The next five years were professional hell. I second guessed my “yes” and even reconsidered saying yes to the next appointment. My confidence was in a free fall from master to apprentice. I simply underestimated the position. As a mature executive, I did not want to start over. I reminisced over my entrusted culinary wisdom and career.
Before I took the front of house appointment, Ritz President advised, “One should start in a mid-level job and then advance to General Manager.” The same advice was given to young cooks on their way to Executive Chef. It’s logical, but hard to endure.
Five years turned into ten.
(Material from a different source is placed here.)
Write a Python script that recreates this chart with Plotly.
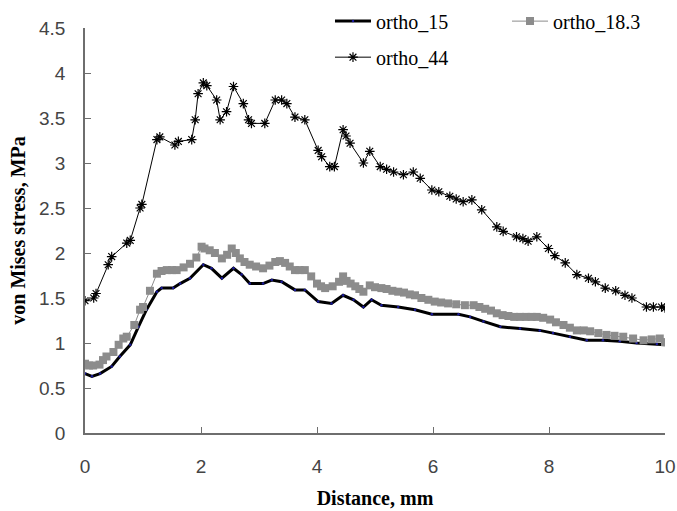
import plotly.graph_objects as go

# ---- data ----
x_15 = [0.00, 0.12, 0.26, 0.46, 0.60, 0.78, 0.92, 1.06, 1.24, 1.32, 1.52, 1.64, 1.81, 2.04,
        2.18, 2.36, 2.56, 2.70, 2.84, 3.07, 3.22, 3.39, 3.62, 3.79, 4.02, 4.25, 4.45, 4.63,
        4.80, 4.94, 5.11, 5.40, 5.69, 5.98, 6.44, 6.64, 6.87, 7.16, 7.50, 7.84, 8.07, 8.36,
        8.65, 8.93, 9.22, 9.51, 9.86, 10.0]
y_15 = [0.66, 0.63, 0.66, 0.74, 0.85, 0.98, 1.18, 1.37, 1.57, 1.61, 1.61, 1.66, 1.72, 1.87,
        1.83, 1.72, 1.83, 1.76, 1.66, 1.66, 1.70, 1.68, 1.59, 1.59, 1.46, 1.44, 1.53, 1.48,
        1.40, 1.48, 1.42, 1.40, 1.37, 1.32, 1.32, 1.29, 1.24, 1.18, 1.16, 1.14, 1.11, 1.07,
        1.03, 1.03, 1.02, 1.00, 0.99, 0.98]

x_183 = [0.00, 0.07, 0.14, 0.25, 0.31, 0.37, 0.49, 0.58, 0.66, 0.72, 0.85, 0.95, 1.00, 1.12,
         1.24, 1.32, 1.41, 1.50, 1.58, 1.70, 1.81, 1.92, 2.01, 2.06, 2.15, 2.24, 2.36, 2.45,
         2.53, 2.60, 2.67, 2.75, 2.84, 2.95, 3.07, 3.18, 3.28, 3.36, 3.45, 3.53, 3.62, 3.70,
         3.79, 3.90, 4.00, 4.07, 4.14, 4.27, 4.38, 4.45, 4.51, 4.58, 4.66, 4.73, 4.80, 4.91,
         5.00, 5.11, 5.20, 5.30, 5.40, 5.50, 5.60, 5.69, 5.80, 5.92, 6.03, 6.14, 6.26, 6.40,
         6.55, 6.70, 6.80, 6.90, 7.00, 7.10, 7.20, 7.30, 7.40, 7.50, 7.60, 7.70, 7.79, 7.90,
         8.02, 8.12, 8.25, 8.36, 8.48, 8.60, 8.71, 8.85, 8.99, 9.13, 9.28, 9.45, 9.63, 9.77,
         9.91, 10.0]
y_183 = [0.77, 0.75, 0.75, 0.76, 0.81, 0.85, 0.90, 0.98, 1.05, 1.07, 1.20, 1.37, 1.40, 1.58,
         1.77, 1.80, 1.81, 1.81, 1.81, 1.84, 1.88, 1.95, 2.07, 2.05, 2.03, 2.00, 1.94, 1.98,
         2.05, 2.00, 1.94, 1.90, 1.87, 1.85, 1.83, 1.86, 1.90, 1.91, 1.89, 1.85, 1.81, 1.81,
         1.81, 1.74, 1.66, 1.63, 1.61, 1.63, 1.68, 1.74, 1.69, 1.66, 1.63, 1.60, 1.57, 1.64,
         1.62, 1.61, 1.60, 1.58, 1.57, 1.56, 1.54, 1.53, 1.50, 1.48, 1.46, 1.45, 1.44, 1.43,
         1.42, 1.42, 1.40, 1.38, 1.36, 1.33, 1.31, 1.30, 1.29, 1.29, 1.29, 1.29, 1.29, 1.28,
         1.26, 1.23, 1.20, 1.17, 1.14, 1.14, 1.13, 1.11, 1.09, 1.08, 1.07, 1.05, 1.03, 1.04,
         1.05, 1.01]

x_44 = [0.00, 0.15, 0.19, 0.40, 0.46, 0.72, 0.78, 0.95, 0.98, 1.24, 1.29, 1.55, 1.61, 1.84,
        1.90, 1.95, 2.04, 2.10, 2.27, 2.33, 2.44, 2.56, 2.73, 2.82, 2.87, 3.10, 3.28, 3.39,
        3.48, 3.62, 3.79, 4.02, 4.08, 4.22, 4.30, 4.45, 4.50, 4.57, 4.80, 4.91, 5.09, 5.20,
        5.32, 5.49, 5.66, 5.78, 5.98, 6.10, 6.29, 6.40, 6.52, 6.67, 6.84, 7.10, 7.21, 7.44,
        7.55, 7.64, 7.79, 7.99, 8.10, 8.28, 8.48, 8.68, 8.80, 8.97, 9.15, 9.31, 9.43, 9.68,
        9.80, 9.94, 10.0]
y_44 = [1.47, 1.50, 1.55, 1.87, 1.96, 2.11, 2.14, 2.50, 2.54, 3.26, 3.29, 3.20, 3.24, 3.26,
        3.48, 3.77, 3.89, 3.86, 3.70, 3.48, 3.57, 3.85, 3.66, 3.48, 3.44, 3.44, 3.70, 3.70,
        3.66, 3.51, 3.48, 3.14, 3.07, 2.96, 2.96, 3.37, 3.30, 3.22, 3.00, 3.13, 2.96, 2.93,
        2.90, 2.87, 2.90, 2.83, 2.70, 2.68, 2.63, 2.60, 2.57, 2.59, 2.48, 2.29, 2.24, 2.18,
        2.16, 2.13, 2.18, 2.05, 1.97, 1.89, 1.76, 1.72, 1.68, 1.61, 1.58, 1.53, 1.50, 1.40,
        1.40, 1.40, 1.39]

x_ticks = [0, 2, 4, 6, 8, 10]
y_ticks = [0, 0.5, 1, 1.5, 2, 2.5, 3, 3.5, 4, 4.5]
y_tick_labels = ["0", "0.5", "1", "1.5", "2", "2.5", "3", "3.5", "4", "4.5"]

SERIF = "Times New Roman, Liberation Serif, serif"
TICKFONT = dict(family="Liberation Sans Narrow, Arial Narrow, Liberation Sans", size=19, color="#444")
AXIS_COLOR = "#6e6e6e"

fig = go.Figure()
fig.add_trace(go.Scatter(
    x=x_15, y=y_15, name="ortho_15", mode="lines+markers",
    line=dict(color="black", width=3),
    marker=dict(symbol="circle", size=2.5, color="#1a1a9a"),
    legend="legend"))
fig.add_trace(go.Scatter(
    x=x_183, y=y_183, name="ortho_18.3", mode="lines+markers",
    line=dict(color="#8c8c8c", width=1),
    marker=dict(symbol="square", size=8, color="#8c8c8c"),
    legend="legend2"))
fig.add_trace(go.Scatter(
    x=x_44, y=y_44, name="ortho_44", mode="lines+markers",
    line=dict(color="black", width=1),
    marker=dict(symbol="asterisk-open", size=8, line=dict(color="black", width=1.2)),
    legend="legend3"))

leg_common = dict(font=dict(family=SERIF, size=20, color="black"),
                  bgcolor="rgba(0,0,0,0)", xanchor="left", yanchor="middle",
                  itemwidth=36)
fig.update_layout(
    width=677, height=511,
    margin=dict(l=85, r=12, t=28, b=78, autoexpand=False),
    paper_bgcolor="white", plot_bgcolor="white",
    showlegend=True,
    legend=dict(x=0.4224, y=1.017, **leg_common),
    legend2=dict(x=0.7276, y=1.017, **leg_common),
    legend3=dict(x=0.4224, y=0.928, **leg_common),
    xaxis=dict(range=[0, 10], tickvals=x_ticks, ticks="inside", ticklen=6,
               tickcolor=AXIS_COLOR, showline=True, linecolor=AXIS_COLOR, linewidth=1.5,
               showgrid=False, zeroline=False, ticklabelstandoff=15, automargin=False,
               tickfont=TICKFONT,
               title=dict(text="<b>Distance, mm</b>", standoff=15,
                          font=dict(family=SERIF, size=20, color="black"))),
    yaxis=dict(range=[0, 4.5], tickvals=y_ticks, ticktext=y_tick_labels,
               ticks="inside", ticklen=6, tickcolor=AXIS_COLOR,
               showline=True, linecolor=AXIS_COLOR, linewidth=1.5,
               showgrid=False, zeroline=False, ticklabelstandoff=14, automargin=False,
               tickfont=TICKFONT,
               title=dict(text="<b>von Mises stress, MPa</b>", standoff=8,
                          font=dict(family=SERIF, size=20, color="black"))),
)

fig.write_html("out.html", config={"displayModeBar": False},
               post_script="document.body.style.margin='0px';")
Now I’m a General Manager and by saying yes all those years ago, I have been provided with limitless opportunities.
The challenge in explaining my career is that unconditional yeses conflict with the advice of many leadership gurus. It does not scream independence or trail blazing.
Society likes when its members think outside the box, lead independently, or even be the boss.
When children fall into a challenging situation, parents tell them, “Do what makes you happy.” But how does one grow and learn if immediate satisfaction supersedes the wisdom born out of struggle?
My greatest inflection has been seeing that these suggestions were always in my best interest, regardless of how I saw it at the time.
We often side steps wisdom when we do not understand that there is learning is in the request. We often question the interpretation, only to reflect later the reasoned meaning of the greater good.
Book sellers hype the rebel iconic thinking of Steve Jobs, Elon Musk or even Dale Carnegie. But volumes are written on generations of leaders who were mentored by others before gaining their own reputations as free thinkers. Often great professionals have the confidence in accepting challenges thrust on them, not chosen for or by them.
My guess is years later, all those young minds who listened to my advice would agree I had their best interests placed before my own.
This brings to mind the service mantra here at The Union Club: “The answer is yes. Now what is the question?”